The advantages of MiniDV include its smaller tape size as well as the compact dimensions of the camcorder that helped drive sales of this format. Home videos could be viewed by plugging video/audio cables from the camcorder to the TV or the recordings could be transferred using a FireWire cable from the camcorder to a Windows or Mac computer. The digital video image is quite sharp in most cases and the audio quality meets or exceeds the AFM audio on the Video8 formats. The SP recording time of 60 minutes was long enough for most consumers although it did not match the 120 minute SP time of Video8. Advanced users and film makers could buy MiniDV and HDV models from Canon that had interchangeable lenses, microphone inputs, manual exposure settings and other professional features.

 

The drawbacks to the format, in our view, has a lot to do with the tight tolerances of the width and size of the tape and the tape heads. When using the Long Play (LP) recording mode, Sony states in its camcorder manuals that the LP recording may only play back properly in the camcorder that recorded that video. Our digitizing experience shows that around 5% of MiniDV tapes we receive experience distorted audio (chipmunk voices) or no audio as well as video pixilation in parts of the recording. We also see uncompressed AVI recordings digitized with good video and audio that have audio issues only after the AVI video file is converted to any other file format including MP4 or MOV. This usually occurs with LP recordings but we see it on SP mode as well. Finally, the DV specification is a highly compressed version of early MPEG with a 25mbps codec and the format's 4:1:1 chroma subsampling rate has been criticized for having only 1/4 of the chroma bandwidth of a "full" digital signal.

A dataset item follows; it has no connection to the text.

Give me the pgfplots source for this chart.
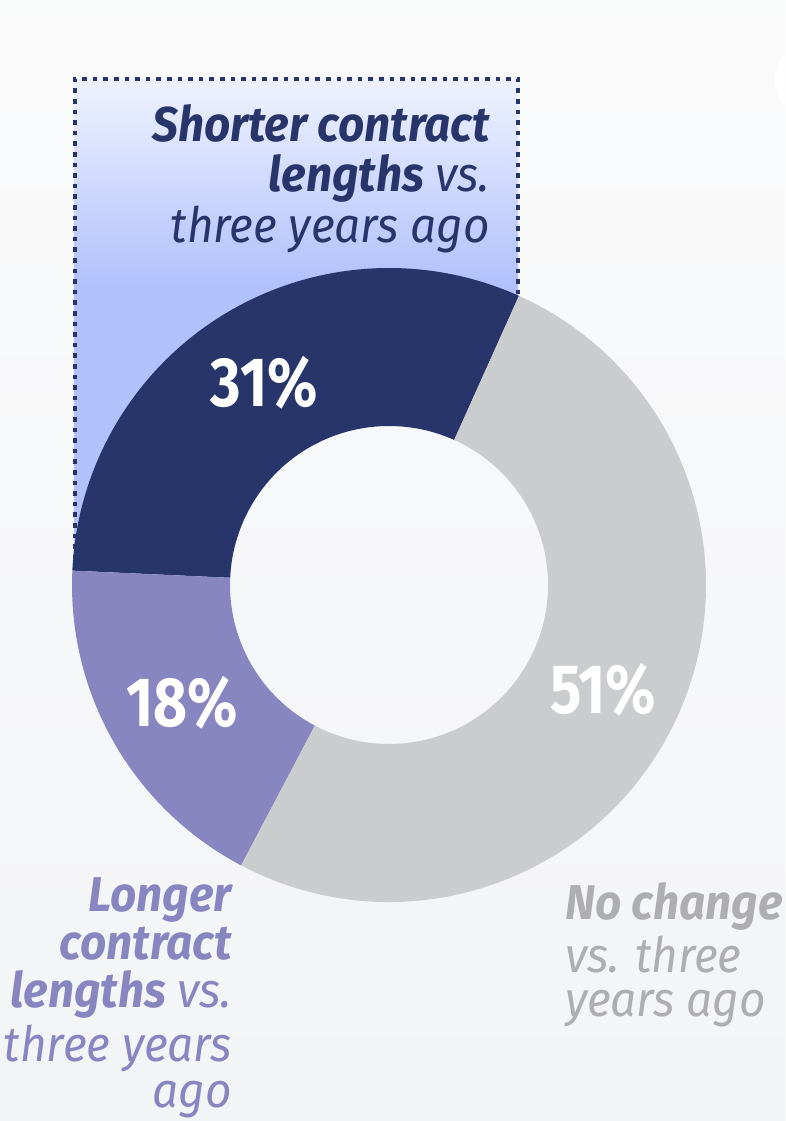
\documentclass[border=0pt]{standalone}
\usepackage{pgfplots}
\pgfplotsset{compat=1.18}
\usepackage{pgfplotstable}
\usetikzlibrary{calc}
\usepackage{fontspec}
\setmainfont{Fira Sans}
\newfontfamily\lblfont[FakeStretch=0.94]{Fira Sans}
\newfontfamily\pctfont[FakeStretch=0.84]{Fira Sans}

\definecolor{navy}{HTML}{28356A}
\definecolor{lav}{HTML}{8886C0}
\definecolor{grayslice}{HTML}{CBCCCE}
\definecolor{graytext}{HTML}{AEAEB0}
\definecolor{bg}{HTML}{F3F4F6}
\definecolor{hl}{HTML}{B0C1FC}

% shares in percent
\def\vShort{31}
\def\vLong{18}
\def\vSame{51}

\begin{document}
\begin{tikzpicture}
% angles from the shares
\pgfmathsetmacro\aS{65.8}
\pgfmathsetmacro\aA{\aS+3.6*\vShort}
\pgfmathsetmacro\aB{\aA+3.6*\vLong}
\pgfmathsetmacro\aC{\aB+3.6*\vSame}
\pgfmathsetmacro\mA{(\aS+\aA)/2}
\pgfmathsetmacro\mB{(\aA+\aB)/2}
\pgfmathsetmacro\mC{(\aB+\aC)/2}
\begin{axis}[
    width=785bp, height=1121bp, scale only axis,
    xmin=0, xmax=785, ymin=0, ymax=1121,
    hide axis, clip=false
]
    % background
    \shade[top color=white!60!bg, bottom color=bg]
        (axis cs:0,0) rectangle (axis cs:785,1121);
    \begin{scope}
        \clip (axis cs:0,0) rectangle (axis cs:785,1121);
        \fill[white] (axis cs:815,1041) circle[radius=40bp];
    \end{scope}

    % highlight box behind the navy slice (kept out of the donut)
    \begin{scope}[even odd rule]
        \clip (axis cs:0,0) rectangle (axis cs:785,1121)
            (axis cs:389,536) circle[radius=316bp];
        \shade[top color=white!80!hl, bottom color=hl]
            (axis cs:74,1042) rectangle (axis cs:518,836);
        \fill[hl] (axis cs:74,836.5) rectangle (axis cs:518,551);
    \end{scope}
    \draw[navy, line width=4.6bp, dash pattern=on 4.6bp off 6bp]
        (axis cs:75,551) -- (axis cs:75,1042) -- (axis cs:518,1042) -- (axis cs:518,826);

    % donut slices
    \fill[navy] ($(axis cs:389,536)+(\aS:317bp)$) arc[start angle=\aS, end angle=\aA, radius=317bp]
        -- ($(axis cs:389,536)+(\aA:159bp)$) arc[start angle=\aA, end angle=\aS, radius=159bp] -- cycle;
    \fill[lav] ($(axis cs:389,536)+(\aA:317bp)$) arc[start angle=\aA, end angle=\aB, radius=317bp]
        -- ($(axis cs:389,536)+(\aB:159bp)$) arc[start angle=\aB, end angle=\aA, radius=159bp] -- cycle;
    \fill[grayslice] ($(axis cs:389,536)+(\aB:317bp)$) arc[start angle=\aB, end angle=\aC, radius=317bp]
        -- ($(axis cs:389,536)+(\aC:159bp)$) arc[start angle=\aC, end angle=\aB, radius=159bp] -- cycle;

    % value labels
    \tikzset{pct/.style={white, font=\pctfont\bfseries\fontsize{70}{74}\selectfont}}
    \node[pct] at ($(axis cs:389,536)+(\mA:238bp)$) {\vShort\%};
    \node[pct] at ($(axis cs:389,536)+(\mB:238bp)$) {\vLong\%};
    \node[pct] at ($(axis cs:389,536)+(\mC:238bp)$) {\vSame\%};

    % category labels
    \tikzset{lbl/.style={inner sep=0pt, font=\lblfont\itshape\fontsize{49}{52}\selectfont}}
    \node[lbl, navy, anchor=base east] at (axis cs:490,979) {\bfseries Shorter contract};
    \node[lbl, navy, anchor=base east] at (axis cs:490,929) {{\bfseries lengths} vs.};
    \node[lbl, navy, anchor=base east] at (axis cs:490,878) {three years ago};

    \node[lbl, lav, anchor=base east] at (axis cs:232,209) {\bfseries Longer};
    \node[lbl, lav, anchor=base east] at (axis cs:232,161) {\bfseries contract};
    \node[lbl, lav, anchor=base east] at (axis cs:232,113) {{\bfseries lengths} vs.};
    \node[lbl, lav, anchor=base east] at (axis cs:232,59) {three years};
    \node[lbl, lav, anchor=base east] at (axis cs:232,13) {ago};

    \node[lbl, graytext, anchor=base west] at (axis cs:565,201) {\bfseries No change};
    \node[lbl, graytext, anchor=base west] at (axis cs:565,148) {vs. three};
    \node[lbl, graytext, anchor=base west] at (axis cs:565,104) {years ago};
\end{axis}
\end{tikzpicture}
\end{document}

MiniDV was a widely used format. Although MiniDV recordings are digital, the physical tapes are fragile and more sensitive to heat and cold than the larger camcorder tape formats. If you have a library of home recordings on MiniDV or HDV, it is recommended to digitize the movies before the physical tapes deteriorate further. You can then enjoy the high quality video and audio performance from the last popular videotape format.